Task: Skip any picture you find and retype all the remaining lines exactly.

Data:
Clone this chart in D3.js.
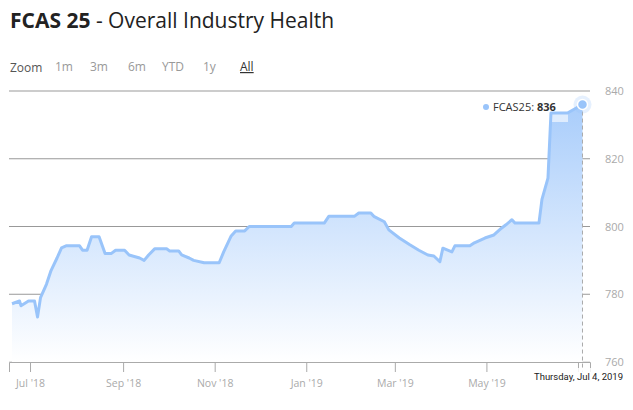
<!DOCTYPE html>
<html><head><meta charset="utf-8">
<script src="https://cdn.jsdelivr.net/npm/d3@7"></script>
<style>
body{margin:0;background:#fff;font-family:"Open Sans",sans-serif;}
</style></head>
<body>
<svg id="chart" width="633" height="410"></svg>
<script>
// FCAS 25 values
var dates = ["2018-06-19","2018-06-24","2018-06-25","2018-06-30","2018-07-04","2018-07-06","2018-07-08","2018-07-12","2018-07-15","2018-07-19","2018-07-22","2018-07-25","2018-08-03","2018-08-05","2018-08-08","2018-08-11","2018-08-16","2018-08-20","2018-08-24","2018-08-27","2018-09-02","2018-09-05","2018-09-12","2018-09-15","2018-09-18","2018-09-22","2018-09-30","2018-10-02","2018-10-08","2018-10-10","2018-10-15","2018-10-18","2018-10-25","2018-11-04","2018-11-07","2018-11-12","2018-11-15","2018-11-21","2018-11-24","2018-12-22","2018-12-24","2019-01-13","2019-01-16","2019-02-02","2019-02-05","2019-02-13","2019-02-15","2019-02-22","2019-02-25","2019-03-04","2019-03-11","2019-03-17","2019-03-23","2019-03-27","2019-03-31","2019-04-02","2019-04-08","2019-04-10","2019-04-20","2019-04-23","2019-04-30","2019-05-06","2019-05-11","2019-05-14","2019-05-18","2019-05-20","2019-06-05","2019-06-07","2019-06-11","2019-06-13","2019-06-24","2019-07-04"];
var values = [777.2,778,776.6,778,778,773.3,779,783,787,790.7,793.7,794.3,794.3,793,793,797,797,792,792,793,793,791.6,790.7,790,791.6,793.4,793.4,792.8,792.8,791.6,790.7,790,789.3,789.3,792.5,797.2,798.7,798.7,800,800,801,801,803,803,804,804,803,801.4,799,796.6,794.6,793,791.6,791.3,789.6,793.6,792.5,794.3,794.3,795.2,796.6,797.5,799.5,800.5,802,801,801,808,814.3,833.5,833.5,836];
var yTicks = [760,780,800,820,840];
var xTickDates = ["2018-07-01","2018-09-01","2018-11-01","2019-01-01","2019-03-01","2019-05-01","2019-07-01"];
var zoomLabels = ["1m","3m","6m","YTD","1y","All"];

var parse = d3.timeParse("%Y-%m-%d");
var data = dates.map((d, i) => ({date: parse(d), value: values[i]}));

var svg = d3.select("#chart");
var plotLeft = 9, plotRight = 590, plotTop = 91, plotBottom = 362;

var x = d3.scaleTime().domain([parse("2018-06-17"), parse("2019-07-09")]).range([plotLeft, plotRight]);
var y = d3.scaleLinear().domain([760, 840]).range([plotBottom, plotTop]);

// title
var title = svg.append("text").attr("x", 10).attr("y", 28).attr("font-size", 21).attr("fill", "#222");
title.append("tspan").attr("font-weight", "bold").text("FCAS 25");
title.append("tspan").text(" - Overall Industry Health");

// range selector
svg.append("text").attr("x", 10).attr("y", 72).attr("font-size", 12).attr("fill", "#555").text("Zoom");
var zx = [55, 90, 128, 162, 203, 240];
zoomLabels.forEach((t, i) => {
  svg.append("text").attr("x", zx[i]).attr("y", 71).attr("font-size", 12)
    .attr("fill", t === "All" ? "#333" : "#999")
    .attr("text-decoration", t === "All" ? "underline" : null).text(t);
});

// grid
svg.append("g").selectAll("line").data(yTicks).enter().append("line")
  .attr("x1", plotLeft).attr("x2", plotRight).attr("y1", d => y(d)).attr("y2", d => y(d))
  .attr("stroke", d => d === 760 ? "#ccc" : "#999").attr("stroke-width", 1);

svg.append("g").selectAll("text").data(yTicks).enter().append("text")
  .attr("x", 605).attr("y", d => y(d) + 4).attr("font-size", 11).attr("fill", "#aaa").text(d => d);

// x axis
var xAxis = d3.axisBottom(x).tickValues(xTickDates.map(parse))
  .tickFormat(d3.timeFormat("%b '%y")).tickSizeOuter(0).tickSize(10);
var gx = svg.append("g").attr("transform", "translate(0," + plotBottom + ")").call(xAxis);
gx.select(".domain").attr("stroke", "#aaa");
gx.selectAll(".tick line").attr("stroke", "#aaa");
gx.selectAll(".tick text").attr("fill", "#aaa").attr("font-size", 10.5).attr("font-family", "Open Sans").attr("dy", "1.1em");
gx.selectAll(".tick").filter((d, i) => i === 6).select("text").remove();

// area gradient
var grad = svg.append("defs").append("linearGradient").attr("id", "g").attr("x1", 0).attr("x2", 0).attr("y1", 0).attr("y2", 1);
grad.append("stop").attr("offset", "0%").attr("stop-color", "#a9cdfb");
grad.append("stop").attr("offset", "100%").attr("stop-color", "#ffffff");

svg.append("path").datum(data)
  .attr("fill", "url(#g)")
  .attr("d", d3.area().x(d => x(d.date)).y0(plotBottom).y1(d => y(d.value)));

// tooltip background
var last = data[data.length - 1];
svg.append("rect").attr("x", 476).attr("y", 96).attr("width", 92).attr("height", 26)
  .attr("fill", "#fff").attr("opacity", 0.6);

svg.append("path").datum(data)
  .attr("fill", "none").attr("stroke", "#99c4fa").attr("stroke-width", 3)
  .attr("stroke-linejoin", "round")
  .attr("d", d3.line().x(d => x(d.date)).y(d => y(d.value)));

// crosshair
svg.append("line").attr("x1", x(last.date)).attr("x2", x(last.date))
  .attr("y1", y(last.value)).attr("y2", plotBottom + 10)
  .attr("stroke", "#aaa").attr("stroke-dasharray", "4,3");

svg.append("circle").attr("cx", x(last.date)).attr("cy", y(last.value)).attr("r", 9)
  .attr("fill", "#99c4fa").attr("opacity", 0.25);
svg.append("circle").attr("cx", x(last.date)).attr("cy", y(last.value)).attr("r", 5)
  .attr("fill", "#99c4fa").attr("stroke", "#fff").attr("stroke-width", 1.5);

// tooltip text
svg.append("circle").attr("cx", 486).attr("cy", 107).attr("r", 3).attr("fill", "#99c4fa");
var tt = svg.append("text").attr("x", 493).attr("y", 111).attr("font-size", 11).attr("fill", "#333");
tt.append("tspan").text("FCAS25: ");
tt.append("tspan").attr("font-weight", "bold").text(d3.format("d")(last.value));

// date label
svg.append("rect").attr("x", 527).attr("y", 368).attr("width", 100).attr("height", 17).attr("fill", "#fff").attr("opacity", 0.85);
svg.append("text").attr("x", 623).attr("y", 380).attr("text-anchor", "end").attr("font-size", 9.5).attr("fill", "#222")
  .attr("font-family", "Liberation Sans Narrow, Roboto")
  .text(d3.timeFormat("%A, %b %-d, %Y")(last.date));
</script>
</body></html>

Response to the exercise:
Clone this chart in D3.js.
<!DOCTYPE html>
<html><head><meta charset="utf-8">
<script src="https://cdn.jsdelivr.net/npm/d3@7"></script>
<style>
body{margin:0;background:#fff;font-family:"Open Sans",sans-serif;}
</style></head>
<body>
<svg id="chart" width="633" height="410"></svg>
<script>
// FCAS 25 values
var dates = ["2018-06-19","2018-06-24","2018-06-25","2018-06-30","2018-07-04","2018-07-06","2018-07-08","2018-07-12","2018-07-15","2018-07-19","2018-07-22","2018-07-25","2018-08-03","2018-08-05","2018-08-08","2018-08-11","2018-08-16","2018-08-20","2018-08-24","2018-08-27","2018-09-02","2018-09-05","2018-09-12","2018-09-15","2018-09-18","2018-09-22","2018-09-30","2018-10-02","2018-10-08","2018-10-10","2018-10-15","2018-10-18","2018-10-25","2018-11-04","2018-11-07","2018-11-12","2018-11-15","2018-11-21","2018-11-24","2018-12-22","2018-12-24","2019-01-13","2019-01-16","2019-02-02","2019-02-05","2019-02-13","2019-02-15","2019-02-22","2019-02-25","2019-03-04","2019-03-11","2019-03-17","2019-03-23","2019-03-27","2019-03-31","2019-04-02","2019-04-08","2019-04-10","2019-04-20","2019-04-23","2019-04-30","2019-05-06","2019-05-11","2019-05-14","2019-05-18","2019-05-20","2019-06-05","2019-06-07","2019-06-11","2019-06-13","2019-06-24","2019-07-04"];
var values = [777.2,778,776.6,778,778,773.3,779,783,787,790.7,793.7,794.3,794.3,793,793,797,797,792,792,793,793,791.6,790.7,790,791.6,793.4,793.4,792.8,792.8,791.6,790.7,790,789.3,789.3,792.5,797.2,798.7,798.7,800,800,801,801,803,803,804,804,803,801.4,799,796.6,794.6,793,791.6,791.3,789.6,793.6,792.5,794.3,794.3,795.2,796.6,797.5,799.5,800.5,802,801,801,808,814.3,833.5,833.5,836];
var yTicks = [760,780,800,820,840];
var xTickDates = ["2018-07-01","2018-09-01","2018-11-01","2019-01-01","2019-03-01","2019-05-01","2019-07-01"];
var zoomLabels = ["1m","3m","6m","YTD","1y","All"];

var parse = d3.timeParse("%Y-%m-%d");
var data = dates.map((d, i) => ({date: parse(d), value: values[i]}));

var svg = d3.select("#chart");
var plotLeft = 9, plotRight = 590, plotTop = 91, plotBottom = 362;

var x = d3.scaleTime().domain([parse("2018-06-17"), parse("2019-07-09")]).range([plotLeft, plotRight]);
var y = d3.scaleLinear().domain([760, 840]).range([plotBottom, plotTop]);

// title
var title = svg.append("text").attr("x", 10).attr("y", 28).attr("font-size", 21).attr("fill", "#222");
title.append("tspan").attr("font-weight", "bold").text("FCAS 25");
title.append("tspan").text(" - Overall Industry Health");

// range selector
svg.append("text").attr("x", 10).attr("y", 72).attr("font-size", 12).attr("fill", "#555").text("Zoom");
var zx = [55, 90, 128, 162, 203, 240];
zoomLabels.forEach((t, i) => {
  svg.append("text").attr("x", zx[i]).attr("y", 71).attr("font-size", 12)
    .attr("fill", t === "All" ? "#333" : "#999")
    .attr("text-decoration", t === "All" ? "underline" : null).text(t);
});

// grid
svg.append("g").selectAll("line").data(yTicks).enter().append("line")
  .attr("x1", plotLeft).attr("x2", plotRight).attr("y1", d => y(d)).attr("y2", d => y(d))
  .attr("stroke", d => d === 760 ? "#ccc" : "#999").attr("stroke-width", 1);

svg.append("g").selectAll("text").data(yTicks).enter().append("text")
  .attr("x", 605).attr("y", d => y(d) + 4).attr("font-size", 11).attr("fill", "#aaa").text(d => d);

// x axis
var xAxis = d3.axisBottom(x).tickValues(xTickDates.map(parse))
  .tickFormat(d3.timeFormat("%b '%y")).tickSizeOuter(0).tickSize(10);
var gx = svg.append("g").attr("transform", "translate(0," + plotBottom + ")").call(xAxis);
gx.select(".domain").attr("stroke", "#aaa");
gx.selectAll(".tick line").attr("stroke", "#aaa");
gx.selectAll(".tick text").attr("fill", "#aaa").attr("font-size", 10.5).attr("font-family", "Open Sans").attr("dy", "1.1em");
gx.selectAll(".tick").filter((d, i) => i === 6).select("text").remove();

// area gradient
var grad = svg.append("defs").append("linearGradient").attr("id", "g").attr("x1", 0).attr("x2", 0).attr("y1", 0).attr("y2", 1);
grad.append("stop").attr("offset", "0%").attr("stop-color", "#a9cdfb");
grad.append("stop").attr("offset", "100%").attr("stop-color", "#ffffff");

svg.append("path").datum(data)
  .attr("fill", "url(#g)")
  .attr("d", d3.area().x(d => x(d.date)).y0(plotBottom).y1(d => y(d.value)));

// tooltip background
var last = data[data.length - 1];
svg.append("rect").attr("x", 476).attr("y", 96).attr("width", 92).attr("height", 26)
  .attr("fill", "#fff").attr("opacity", 0.6);

svg.append("path").datum(data)
  .attr("fill", "none").attr("stroke", "#99c4fa").attr("stroke-width", 3)
  .attr("stroke-linejoin", "round")
  .attr("d", d3.line().x(d => x(d.date)).y(d => y(d.value)));

// crosshair
svg.append("line").attr("x1", x(last.date)).attr("x2", x(last.date))
  .attr("y1", y(last.value)).attr("y2", plotBottom + 10)
  .attr("stroke", "#aaa").attr("stroke-dasharray", "4,3");

svg.append("circle").attr("cx", x(last.date)).attr("cy", y(last.value)).attr("r", 9)
  .attr("fill", "#99c4fa").attr("opacity", 0.25);
svg.append("circle").attr("cx", x(last.date)).attr("cy", y(last.value)).attr("r", 5)
  .attr("fill", "#99c4fa").attr("stroke", "#fff").attr("stroke-width", 1.5);

// tooltip text
svg.append("circle").attr("cx", 486).attr("cy", 107).attr("r", 3).attr("fill", "#99c4fa");
var tt = svg.append("text").attr("x", 493).attr("y", 111).attr("font-size", 11).attr("fill", "#333");
tt.append("tspan").text("FCAS25: ");
tt.append("tspan").attr("font-weight", "bold").text(d3.format("d")(last.value));

// date label
svg.append("rect").attr("x", 527).attr("y", 368).attr("width", 100).attr("height", 17).attr("fill", "#fff").attr("opacity", 0.85);
svg.append("text").attr("x", 623).attr("y", 380).attr("text-anchor", "end").attr("font-size", 9.5).attr("fill", "#222")
  .attr("font-family", "Liberation Sans Narrow, Roboto")
  .text(d3.timeFormat("%A, %b %-d, %Y")(last.date));
</script>
</body></html>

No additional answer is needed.